Chissà perché le donne indimenticate del cinema hanno tutte l'iniziale H nel cognome: Annie Hall, Adele H. e ora Frances Ha, l'eroina di Noah Baumbach destinata ad entrare nella migliore ritrattistica femminile su grande schermo.
27 anni, alta come una giraffa, goffa, complessa e complessata, dal cuore smisurato, Frances è ciò che sarebbe stata la Diane Keaton di Allen se avesse vissuto a Brooklyn ai giorni nostri. E insieme l'Adele H. odierna, se il suo entusiasmo non avesse retto gli urti di una vita ostinatamente ostile. D'altra parte Allen e Truffaut sono due modelli ben presenti nella testa di Baumbach che, messa parzialmente da parte la sua cinica idiosincrasia per geeky, hipsters e artistoidi dell'America vuota e sofisticata, ci regala uno dei più struggenti omaggi alle donne, a New York e alla Nouvelle Vague.
La qual cosa non sarebbe mai stata possibile senza la totale dedizione alla causa di Greta Gerwig (co-autrice della sceneggiatura), la cui stella da oggi splende luminosa nel firmamento alternativo hollywoodiano. Non è bella Greta ma ha una faccia naturalmente simpatica, con quegli occhi vagamente malinconici, i nei appena accennati - come se vi si fosse poggiata la punta di una matita - l'espressione serenamente ammaccata, di chi è nata per sopportare le botte. La sua Frances è destinata in effetti a prendere un cazzotto dopo l'altro. Senza dote, a Ny in cerca di fortuna, precaria in una compagnia di ballo grazie alla quale riesce a malapena a pagare l'affitto di un appartamento che condivide con l'amica del cuore, Sophie (l'ottima, magra e occhialuta Mickey Summer), i guai per questa eterna bambinona iniziano quando il fidanzato (Michael Esper) le chiede di andare a convivere. Ma Frances non è pronta a dividere la propria vita con qualcuno. O meglio, non è disposta a farlo con qualcuno che non sia Sophie. Il ragazzo la molla e a seguire la scarica anche Sophie, che coglie al volo l'occasione per trasferirsi nel quartiere che desidera da una vita, Tribeca, ritrovo di artisti e letterati (Sophie lavora presso una casa editrice, la Random House: tradotto, viene pagata per leggere libri).

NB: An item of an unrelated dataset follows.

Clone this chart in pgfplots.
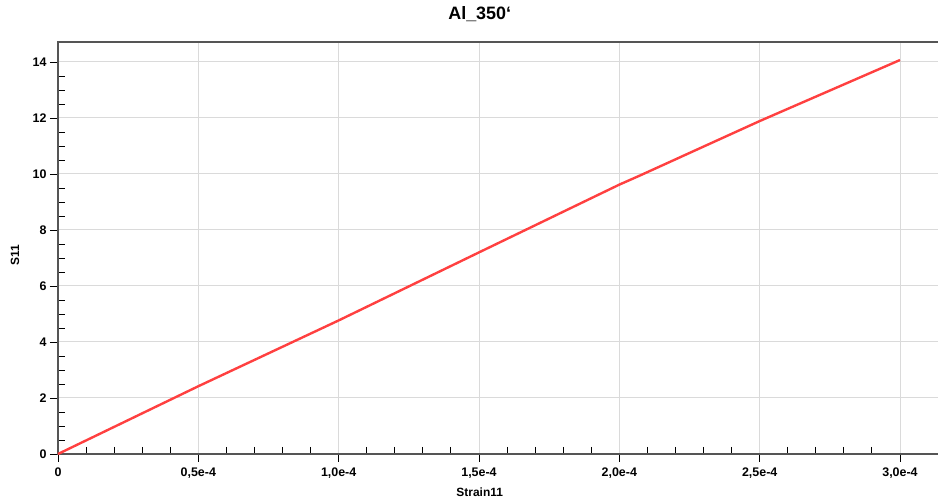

Per Frances è l'inizio di una scoraggiante serie di sfortune, in cui si ritrova tra fasulli figli di papà che si credono artisti arrivati, principessine della ricca borghesia che la trattano con sufficienza, adolescenti alle prese con le prime sventure ormonali che la guardano come se fosse "vecchia", tagliata fuori dal corpo di ballo, costretta ai lavori più umili, a rimediare un letto nei dormitori scolastici e così via, sospinta in retromarcia là dove si squagliano i sogni.
Insomma, New York non è più quella romantica di Allen, ma non è nemmeno la Roma che frustra le aspirazioni dei nostri studenti. E' una città incantevole e forse bugiarda, una metropoli che ti risucchia e ti sputa via, dove è ancora possibile però nutrirsi di stimoli, conoscere qualcuno che ti voglia bene davvero, condividere un sorriso. Illuminata dal folgorante bianco e nero di Sam Levy e catturata dallo sguardo limpido, pulito e geometrico di Baumbach, la città è la vera co-protagonista del film. Da Lei si effonde questo umore di mezzo, l'understatement che ammorbidisce ogni passione, ogni gag, ogni sciagura. E trasfigura ogni durezza in qualcosa di molle, desolante ma in definitiva accettabile. Vincente poi la scelta di trattare l'amicizia di Frances e Sophie come fosse una storia d'amore ("Siamo come una vecchia coppia lesbica che non fa più sesso", si diranno l'un l'altra), con le fasi, i crucci, i litigi e le riconciliazioni che ogni storia di questo tipo si porta appresso. E poi c'è Greta. La sua vitalità non sembra contenibile da niente e nessuno. Mentre corre e saltella sulle notte di Modern Love di David Bowie, vorremmo essere lì con lei. Abbracciarla, coccolarla, dirle cose intelligenti. E, senza altro indugio, amarla.